# 65 GTO Bucket Seat Question



## SLSTEVE (Dec 8, 2020)

My buddy bought a set of 65 GTO bucket seats. He told me after doing some research on them, that they are different from other GM bucket seats in the frames and springs. I thought ALL GM A body bucket seats were interchangeable year to year. Does anyone know what the story is on this?


----------



## GTOTIGR (May 3, 2020)

Hi Steve,

Looking at OPGI’s website for 65 GTO the list the seat back assembly as “ *Seat Spring, 1962-65 GM A Body, Bucket, Back”*

while the seat bottom is listed as specific to the GTO:

*Seat Spring, 1964-65 GTO/1962-65 Lemans/Tempest, Bucket, Bottom/Side*











The 65 Chevelle seat bottom listing states “64-65 GM A Body”

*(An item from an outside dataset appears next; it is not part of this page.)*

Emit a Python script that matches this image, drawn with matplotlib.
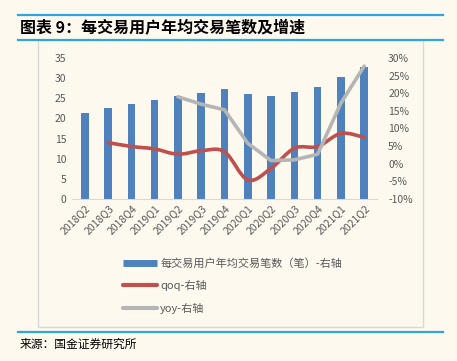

Comparing the seat bottom pictures you can see that the side bolsters come up on the GTO whereas the Chevelle “A” Body they do not.

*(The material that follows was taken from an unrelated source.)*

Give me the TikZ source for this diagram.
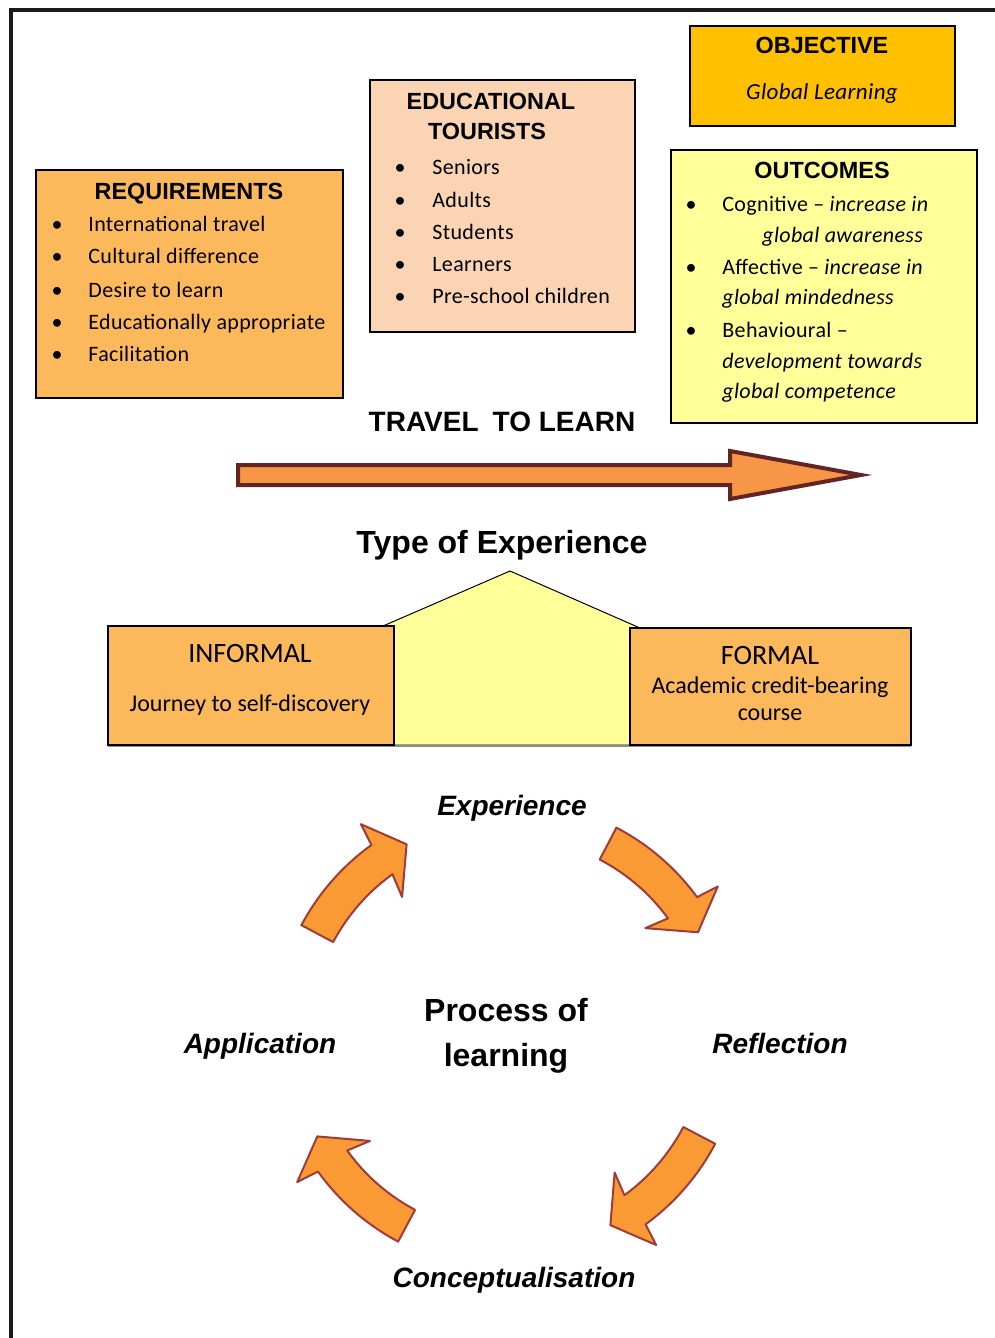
\documentclass[tikz,border=0pt]{standalone}
\usepackage{fontspec}
\setmainfont{Carlito}
\newfontfamily\calsp{Carlito}[LetterSpace=1.6]
\newfontfamily\arialf{Liberation Sans}
\usetikzlibrary{calc}
\definecolor{reqorange}{HTML}{FBB95C}
\definecolor{peach}{HTML}{FBD4B4}
\definecolor{gold}{HTML}{FFC000}
\definecolor{paleyellow}{HTML}{FFFF99}
\definecolor{arroworange}{HTML}{F79646}
\definecolor{darkbrown}{HTML}{632523}
\definecolor{cycorange}{HTML}{F99A35}
\definecolor{cycborder}{HTML}{A03C38}
\newcommand\cycarrowpath[1]{%
  \pgfmathsetmacro\ta{#1}\pgfmathsetmacro\na{#1+26.3}\pgfmathsetmacro\pa{#1+34}%
  \filldraw[cycarrow] plot[domain=\ta:\na, samples=24] ({508+234*cos(\x)},{1035+234*sin(\x)})
    -- ({508+257*cos(\na+0.8)},{1035+257*sin(\na+0.8)})
    -- ({508+216*cos(\pa)},{1035+216*sin(\pa)})
    -- ({508+174*cos(\na-1.8)},{1035+174*sin(\na-1.8)})
    -- plot[domain=\na:\ta, samples=24] ({508+198*cos(\x)},{1035+198*sin(\x)}) -- cycle;}
\begin{document}
\begin{tikzpicture}[x=0.5pt,y=-0.5pt,
  panel/.style={draw=black, line width=1pt},
  head/.style={font=\arialf\bfseries\fontsize{11.7}{14}\selectfont, anchor=base, inner sep=0},
  item/.style={font=\calsp\fontsize{11}{13}\selectfont, anchor=base west, inner sep=0},
  bul/.style={font=\fontsize{11}{13}\selectfont, anchor=base, inner sep=0},
  sub/.style={font=\fontsize{12}{14}\selectfont, anchor=base, inner sep=0},
  big/.style={font=\arialf\bfseries\fontsize{16}{19}\selectfont, anchor=base, inner sep=0},
  cyclab/.style={font=\arialf\bfseries\itshape\fontsize{14}{17}\selectfont, anchor=base, inner sep=0},
  cycarrow/.style={fill=cycorange, draw=cycborder, line width=1pt, line join=round}]
\useasboundingbox (0,0) rectangle (995,1338);
\fill[white] (0,0) rectangle (995,1338);
% frame
\draw[line width=2pt, black!90] (10.5,1345) -- (10.5,10.5) -- (1000,10.5);

% REQUIREMENTS
\draw[panel, fill=reqorange] (36,170) rectangle (343,398);
\node[head] (reqT) at (189,199) {REQUIREMENTS};
\foreach \t/\y [count=\i] in {International travel/231, Cultural difference/263, Desire to learn/297, Educationally appropriate/329, Facilitation/361}{
  \node[bul] (reqB\i) at (57,\y) {•};
  \node[item] (req\i) at (88,\y) {\t};
}

% EDUCATIONAL TOURISTS
\draw[panel, fill=peach] (370,80) rectangle (635,332);
\node[head] (touT1) at (491,110) {EDUCATIONAL};
\node[head] (touT2) at (487,140) {TOURISTS};
\foreach \t/\y [count=\i] in {Seniors/175, Adults/207, Students/239, Learners/271, Pre-school children/303}{
  \node[bul] (touB\i) at (400,\y) {•};
  \node[item] (tou\i) at (432,\y) {\t};
}

% OBJECTIVE
\draw[panel, fill=gold] (690,26) rectangle (955,126);
\node[head] (objT) at (822,54) {OBJECTIVE};
\node[font=\calsp\itshape\fontsize{11.5}{13}\selectfont, anchor=base, inner sep=0] (objS) at (822,100) {Global Learning};

% OUTCOMES
\draw[panel, fill=paleyellow] (671,150) rectangle (977,423);
\node[head] (outT) at (822,178) {OUTCOMES};
\node[bul] (outB1) at (691,211) {•};
\node[bul] (outB2) at (691,274) {•};
\node[bul] (outB3) at (691,337) {•};
\node[item] (out1) at (722,211) {Cognitive – \textit{increase in}};
\node[item] (out2) at (762,242) {\textit{global awareness}};
\node[item] (out3) at (722,274) {Affective – \textit{increase in}};
\node[item] (out4) at (722,304) {\textit{global mindedness}};
\node[item] (out5) at (722,337) {Behavioural –};
\node[item] (out6) at (722,368) {\textit{development towards}};
\node[item] (out7) at (722,398) {\textit{global competence}};

% TRAVEL TO LEARN
\node[font=\arialf\bfseries\fontsize{14}{17}\selectfont, anchor=base, inner sep=0] (travel) at (502,431) {TRAVEL\hspace{0.5em}TO LEARN};
\draw[line width=2pt, draw=darkbrown, fill=arroworange, line join=miter]
  (238,465) -- (730,465) -- (730,451) -- (861,475) -- (730,499) -- (730,485) -- (238,485) -- cycle;

% Type of experience
\node[big] (type) at (502,553) {Type of Experience};
\filldraw[fill=paleyellow, draw=black, line width=0.5pt] (383,626) -- (510,571) -- (640,628) -- (640,745) -- (383,745) -- cycle;
\draw[black!45, line width=1.2pt] (108,746) -- (911,746);
\draw[panel, fill=reqorange] (108,626) rectangle (394,745);
\draw[panel, fill=reqorange] (630,628) rectangle (911,745);
\node[font=\fontsize{14}{16}\selectfont, anchor=base, inner sep=0] (infT) at (250,662) {INFORMAL};
\node[sub] (infS) at (250,711) {Journey to self-discovery};
\node[font=\fontsize{14}{16}\selectfont, anchor=base, inner sep=0] (forT) at (770,664) {FORMAL};
\node[sub] (forS1) at (770,693) {Academic credit-bearing};
\node[sub] (forS2) at (770,720) {course};

% learning cycle
\node[cyclab] (exp) at (512,815) {Experience};
\node[cyclab] (refl) at (780,1053) {Reflection};
\node[cyclab] (conc) at (514,1287) {Conceptualisation};
\node[cyclab] (appl) at (260,1053) {Application};
\node[big] (proc1) at (506,1021) {Process of};
\node[big] (proc2) at (506,1066) {learning};
\cycarrowpath{208}
\cycarrowpath{297.6}
\cycarrowpath{27.7}
\cycarrowpath{118}
\end{tikzpicture}
\end{document}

I’d say the backs are interchangeable but the bottoms are not. Not scientific or firsthand knowledge from experience, just a bit of process of elimination...


----------



## SLSTEVE (Dec 8, 2020)

GTOTIGR said:


> Hi Steve,
> 
> Looking at OPGI’s website for 65 GTO the list the seat back assembly as “ *Seat Spring, 1962-65 GM A Body, Bucket, Back”*
> 
> ...


Thanks Bob, that is good to know. I will forward the info to my friend.


----------



## BLK69JUDGE (Jun 10, 2010)

there has been alot of corvair bucket seats labeled as a body for sale forever
they are very similar but different dimentions than the a body ,,,,
seat tracks are a clue also and its footprint

got any pictures of your original seat covers??

Scott t


----------



## SLSTEVE (Dec 8, 2020)

BLK69JUDGE said:


> there has been alot of corvair bucket seats labeled as a body for sale forever
> they are very similar but different dimentions than the a body ,,,,
> seat tracks are a clue also and its footprint
> 
> ...


The seats in question are my buddy's. He has a 65 Chevelle and he bought a set of 65 GTO buckets, thinking they were the same as his Chevelle's. He asked me if I knew the difference and I told him I thought ALL GM A body buckets were interchangeable, depending on the year of manufacture. As Bob showed from the OPGI catalog, it looks like the frames and seat back are all interchangeable, the only difference being the bolsters on the bottoms of the seats, looks like the GTO seats rise up on both sides, while the Chevelle seat bottoms are more or less flat.


----------